{{ Yes, Lucas said. And then the former corporate attorney laid out how this system has enabled him to become one of the most successful and influential insurance executives in Florida.
“You get to cherry-pick the policies,” Lucas said, describing how he has been able to select hundreds of thousands of favorable policies — and the revenue that comes with them — from Florida’s state-run Citizens Property Insurance Corp. “You are underwriting and cherry-picking the best policies,” he added, “leaving kind of the worst ones there [and the responsibility of Florida taxpayers].” }}
I’m pretty sure that the average resident of The Villages sees Hunter Biden as the problem.
Love going to Florida. The people are nice, the sand is unbelievable. The fishing is great. But I do not want to live there. A lot to do and a fun vacation spot.
Florida is the worst, but property insurance wherever there are oceans or significant drainage systems is about to surpass municipal, county, and state employee pensions as insanely dangerously underfunded nightmares.
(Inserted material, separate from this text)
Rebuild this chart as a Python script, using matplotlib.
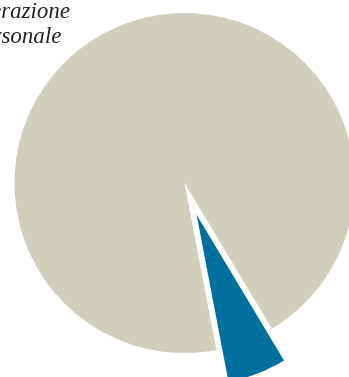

I certainly don’t want to speak for others, but I’m going to read between the lines and take a wild guess that he thinks Florida is the worst because property insurance wherever there are oceans or significant drainage systems is about to surpass municipal, county, and state employee pensions as insanely dangerously underfunded nightmares.
Florida has lots of low seaside currently high valued homeowner properties (and some other problematic stuff), and I expect all of that to be in various forms of sea rise danger;
Made worse by what is a probable trend of increasing hurricane frequency and power;
Made utterly mega-catastrophic by Florida government, Kowtowing to seaside idiots who can no longer (AMAZEMENT!) get normal private property disaster insurance, by said government kneejerkedly providing what amounts to magical gubbermintal homeowner disaster insurance that is backed by taxpayers who own property…am I becoming repetitive?
So, Florida Real Estate is in bubble dynamics. Those usually mean prices vibrate upwards before finally crashing All the Damn Way Down, ugh.
Over the next five years or so much of close to the Ocean real estate will not be insured in Flordia. The property values will crash. That wave might be the biggest of them. People will suddenly stop moving to Florida. There is a very high risk of this right now.
Yes, and if enough do so that would help. But flooding for various reasons has also gotten worse and will continue to worsen, and so retreat or building hurricance proof buildings on stilts (oooh, now there is an interesting engineering problem) is necessary and even more expensive.
After rare troubles for decades Long Island Sound adjacent properties are in similar water and storm rise trouble. The response is sane – some governments are pushing and planning and subsidizing retreat or hardening and stilting, but NONE are issuing idiot rescue today’s and screw next decade’s voters fact defiant insurance for endangered properties.
That has nothing to do with anyone visiting Florida. But buying a house there is another thing all together. I was talking about vacationing. With all the things to do in Florida, Disney World, Snorkeling, Fishing, white beaches. It really is a fun place to go, but like I told my Sister. I would never buy a place there.
If you look at the new homes being built in Florida you will notice they all use cinder block construction to meet hurricane building codes. Near the coast the ground floor is for parking and storage. Unfortunately, this also makes for taller homes which changes the character of older neighborhoods.
“Or people will learn to build hurricane resistant buildings.”
It’s funny if you look at the houses they were building in Florida in the 1950’s they were low, concrete block structures. Perfect for hurricanes, except for the surge of the ocean. Then they seemed to forget that. Now they are building homes on Stilts, perfect for the surge of the ocean but not so well for the winds. They did build a community that has done well with hurricanes, but it isn’t on the ocean.
I’m not sure there is a more certain way to destroy your net worth then being an average income person living in Florida over the next 15-30 years. If you’re wealthy and housing costs are a fraction of your income and worth, no worries. If your mortgage is a third or more of your take home pay and you live in Florida, you are virtually assured of taking a huge loss on your residence due to some weather / climate calamity. A loss you may never recover from.